EXERCISE DETAILS: Retype only what runs from the first line of the listing to the line holding "0, -10.4, -20]", both included. Do not retype the pictures.

[Source code of charts]
▬▬▬▬▬▬▬▬▬▬

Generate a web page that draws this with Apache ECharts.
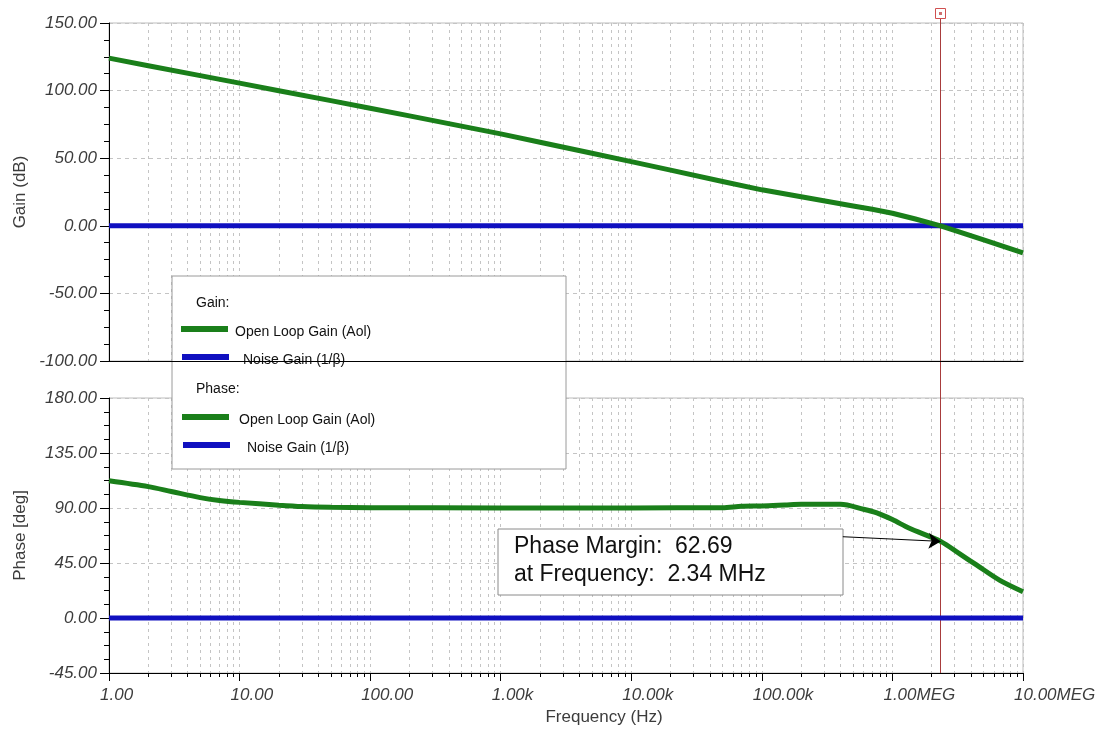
<!DOCTYPE html>
<html>
<head>
<meta charset="utf-8">
<script src="https://cdn.jsdelivr.net/npm/echarts@6/dist/echarts.min.js"></script>
<style>
html, body { margin: 0; padding: 0; background: #fff; }
#chart { width: 1099px; height: 733px; }
</style>
</head>
<body>
<div id="chart"></div>
<script>
// Open loop gain (dB) vs frequency (Hz)
const gainFreq = [1, 2, 5, 10, 20, 50, 100, 200, 500, 1e3, 2e3, 5e3, 1e4, 2e4, 5e4, 1e5, 2e5, 5e5, 7e5, 1e6, 1.5e6, 2.34e6, 5e6, 1e7]
const gainDb = [124, 118.4, 111.1, 105.5, 99.9, 92.6, 87, 81.3, 73.7, 68, 61.8, 53.7, 47.5, 41.2, 32.8, 26.6, 21.5, 14.7, 12.2, 9.3, 5, 0, -10.4, -20]

// Open loop phase (deg) vs frequency (Hz)
const phaseFreq = [1, 2, 3, 5, 7, 10, 20, 30, 50, 100, 1e3, 1e4, 5e4, 7e4, 1e5, 1.5e5, 2e5, 4e5, 6e5, 7.6e5, 1e6, 1.35e6, 2.34e6, 3.3e6, 4.4e6, 6.6e6, 1e7]
const phaseDeg = [112.3, 107.5, 103.5, 98.5, 96.2, 94.6, 92.3, 91.2, 90.6, 90.3, 90.1, 90.1, 90.3, 91.4, 91.7, 92.5, 93.1, 93, 89, 86, 80.5, 73.4, 62.69, 52.2, 43.4, 31, 21.5]

// Noise gain (1/beta), flat
const noiseFreq = [1, 1e7]
const noiseGainDb = [0, 0]
const noisePhaseDeg = [0, 0]

// Cursor / phase margin
const crossoverFreq = 2.34e6
const phaseMargin = 62.69
const arrowStart = [4.17e5, 66.5]

const xTickLabels = ['1.00', '10.00', '100.00', '1.00k', '10.00k', '100.00k', '1.00MEG', '10.00MEG']

const FONT = '"Liberation Sans", Arial, sans-serif'
const GREEN = '#1a7f1a'
const BLUE = '#1010c0'
const CURSOR = '#a83c3c'
const GRIDLINE = '#c4c4c4'
const LABEL = '#3c3c3c'

const zip = (xs, ys) => xs.map((x, i) => [x, ys[i]])

function xAxis(gridIndex, bottom) {
    return {
        type: 'log',
        logBase: 10,
        gridIndex: gridIndex,
        min: 1,
        max: 1e7,
        splitNumber: 7,
        name: bottom ? 'Frequency (Hz)' : '',
        nameLocation: 'middle',
        nameGap: 36,
        nameTextStyle: { fontFamily: FONT, fontSize: 17, color: LABEL, padding: [0, 0, 0, 76] },
        axisLine: { onZero: false, lineStyle: { color: '#000', width: 1 } },
        axisTick: { show: bottom, length: 8, lineStyle: { color: '#000' } },
        minorTick: { show: bottom, splitNumber: 9, length: 4, lineStyle: { color: '#000' } },
        axisLabel: {
            show: bottom,
            margin: 14,
            align: 'left',
            padding: [0, 0, 0, -9],
            fontFamily: FONT,
            fontSize: 17,
            fontStyle: 'italic',
            color: LABEL,
            formatter: v => xTickLabels[Math.round(Math.log10(v))]
        },
        splitLine: { show: true, lineStyle: { type: [3, 4], color: GRIDLINE } },
        minorSplitLine: { show: true, lineStyle: { type: [3, 4], color: GRIDLINE } }
    }
}

function yAxis(gridIndex, name, min, max, interval) {
    return {
        type: 'value',
        gridIndex: gridIndex,
        min: min,
        max: max,
        interval: interval,
        name: name,
        nameLocation: 'middle',
        nameGap: 80,
        nameTextStyle: { fontFamily: FONT, fontSize: 17, color: LABEL },
        axisLine: { show: true, onZero: false, lineStyle: { color: '#000', width: 1 } },
        axisTick: { show: true, length: 9, lineStyle: { color: '#000' } },
        minorTick: { show: true, splitNumber: 4, length: 5, lineStyle: { color: '#000' } },
        axisLabel: {
            margin: 12,
            fontFamily: FONT,
            fontSize: 17,
            fontStyle: 'italic',
            color: LABEL,
            formatter: v => v.toFixed(2)
        },
        splitLine: { show: true, lineStyle: { type: [4, 4], color: GRIDLINE } }
    }
}

const chart = echarts.init(document.getElementById('chart'), null, { renderer: 'canvas' })

const legendRows = [
    { y: 303, text: 'Gain:', head: true },
    { y: 329, text: 'Open Loop Gain (Aol)', color: GREEN, x1: 181, tx: 235 },
    { y: 357, text: 'Noise Gain (1/β)', color: BLUE, x1: 182, tx: 243 },
    { y: 389, text: 'Phase:', head: true },
    { y: 417, text: 'Open Loop Gain (Aol)', color: GREEN, x1: 182, tx: 239 },
    { y: 445, text: 'Noise Gain (1/β)', color: BLUE, x1: 183, tx: 247 }
]

const legendChildren = [
    { type: 'rect', shape: { x: 172, y: 276, width: 394, height: 193 }, style: { fill: '#fff', stroke: '#9a9a9a', lineWidth: 1 } }
]
legendRows.forEach(r => {
    if (r.head) {
        legendChildren.push({ type: 'text', style: { x: 196, y: r.y, text: r.text, font: '14px ' + FONT, fill: '#111', verticalAlign: 'middle' } })
    } else {
        legendChildren.push({ type: 'line', shape: { x1: r.x1, y1: r.y, x2: r.x1 + 47, y2: r.y }, style: { stroke: r.color, lineWidth: 6 } })
        legendChildren.push({ type: 'text', style: { x: r.tx, y: r.y + 3, text: r.text, font: '14px ' + FONT, fill: '#111', verticalAlign: 'middle' } })
    }
})

const option = {
    animation: false,
    backgroundColor: '#fff',
    grid: [
        { left: 109, top: 23, width: 914, height: 338, show: true, borderColor: '#bdbdbd', borderWidth: 1, backgroundColor: 'transparent' },
        { left: 109, top: 398, width: 914, height: 275, show: true, borderColor: '#bdbdbd', borderWidth: 1, backgroundColor: 'transparent' }
    ],
    xAxis: [xAxis(0, false), xAxis(1, true)],
    yAxis: [
        yAxis(0, 'Gain (dB)', -100, 150, 50),
        yAxis(1, 'Phase [deg]', -45, 180, 45)
    ],
    series: [
        {
            name: 'Noise Gain (1/β)',
            type: 'line',
            xAxisIndex: 0,
            yAxisIndex: 0,
            data: zip(noiseFreq, noiseGainDb),
            showSymbol: false,
            lineStyle: { color: BLUE, width: 5 },
            z: 3
        },
        {
            name: 'Open Loop Gain (Aol)',
            type: 'line',
            xAxisIndex: 0,
            yAxisIndex: 0,
            data: zip(gainFreq, gainDb),
            showSymbol: false,
            lineStyle: { color: GREEN, width: 5, join: 'round' },
            z: 4
        },
        {
            name: 'Noise Phase',
            type: 'line',
            xAxisIndex: 1,
            yAxisIndex: 1,
            data: zip(noiseFreq, noisePhaseDeg),
            showSymbol: false,
            lineStyle: { color: BLUE, width: 5 },
            z: 3
        },
        {
            name: 'Open Loop Phase',
            type: 'line',
            xAxisIndex: 1,
            yAxisIndex: 1,
            data: zip(phaseFreq, phaseDeg),
            showSymbol: false,
            smooth: 0.3,
            lineStyle: { color: GREEN, width: 5 },
            z: 4,
            markLine: {
                silent: true,
                symbol: ['none', 'arrow'],
                symbolSize: 12,
                label: { show: false },
                lineStyle: { color: '#000', width: 1, type: 'solid' },
                data: [[{ coord: arrowStart }, { coord: [crossoverFreq, phaseMargin] }]]
            }
        }
    ]
}

chart.setOption(option)

// Cursor line through both plots at the crossover frequency, placed via the axes
const pTop = chart.convertToPixel({ gridIndex: 0 }, [crossoverFreq, 150])
const pBot = chart.convertToPixel({ gridIndex: 1 }, [crossoverFreq, -45])
const cx = Math.floor(pTop[0])

chart.setOption({
    graphic: [
        {
            type: 'group',
            z: 50,
            children: [
                { type: 'rect', shape: { x: cx, y: Math.round(pTop[1]) - 9, width: 1, height: Math.round(pBot[1] - pTop[1]) + 9 }, style: { fill: CURSOR } },
                { type: 'rect', shape: { x: cx - 4.5, y: Math.round(pTop[1]) - 14.5, width: 10, height: 10 }, style: { fill: '#fff', stroke: '#d05050', lineWidth: 1 } },
                { type: 'rect', shape: { x: cx - 1, y: Math.round(pTop[1]) - 11, width: 3, height: 3 }, style: { fill: '#d07070' } }
            ]
        },
        { type: 'group', z: 100, children: legendChildren },
        {
            type: 'group',
            z: 100,
            children: [
                { type: 'rect', shape: { x: 498, y: 529, width: 345, height: 66 }, style: { fill: '#fff', stroke: '#8a8a8a', lineWidth: 1 } },
                {
                    type: 'text',
                    style: {
                        x: 514,
                        y: 533,
                        text: 'Phase Margin:  ' + phaseMargin.toFixed(2) + '\nat Frequency:  ' + (crossoverFreq / 1e6).toFixed(2) + ' MHz',
                        font: '23px ' + FONT,
                        lineHeight: 28,
                        fill: '#111',
                        verticalAlign: 'top'
                    }
                }
            ]
        }
    ]
})
</script>
</body>
</html>
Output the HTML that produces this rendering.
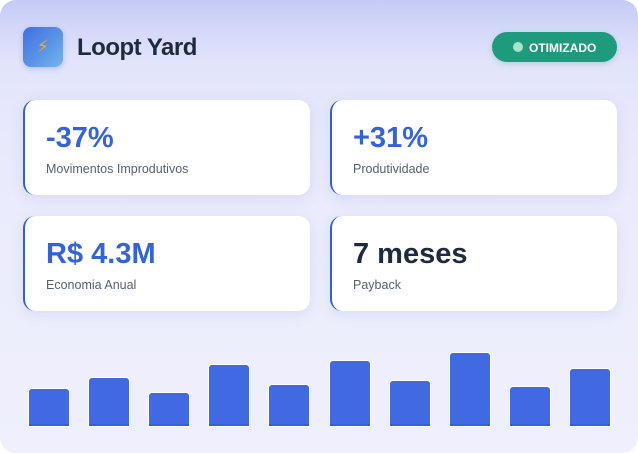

▬▬▬▬▬▬▬▬▬▬

OUTPUT FOR THIS EXERCISE:
Generate a web page that draws this with Apache ECharts.
<!DOCTYPE html>
<html>
<head>
<meta charset="utf-8">
<script src="https://cdn.jsdelivr.net/npm/echarts@6/dist/echarts.min.js"></script>
<style>
html, body { margin: 0; padding: 0; background: #fff; }
#chart { width: 1099px; height: 733px; }
</style>
</head>
<body>
<div id="chart"></div>
<script>
// Open loop gain (dB) vs frequency (Hz)
const gainFreq = [1, 2, 5, 10, 20, 50, 100, 200, 500, 1e3, 2e3, 5e3, 1e4, 2e4, 5e4, 1e5, 2e5, 5e5, 7e5, 1e6, 1.5e6, 2.34e6, 5e6, 1e7]
const gainDb = [124, 118.4, 111.1, 105.5, 99.9, 92.6, 87, 81.3, 73.7, 68, 61.8, 53.7, 47.5, 41.2, 32.8, 26.6, 21.5, 14.7, 12.2, 9.3, 5, 0, -10.4, -20]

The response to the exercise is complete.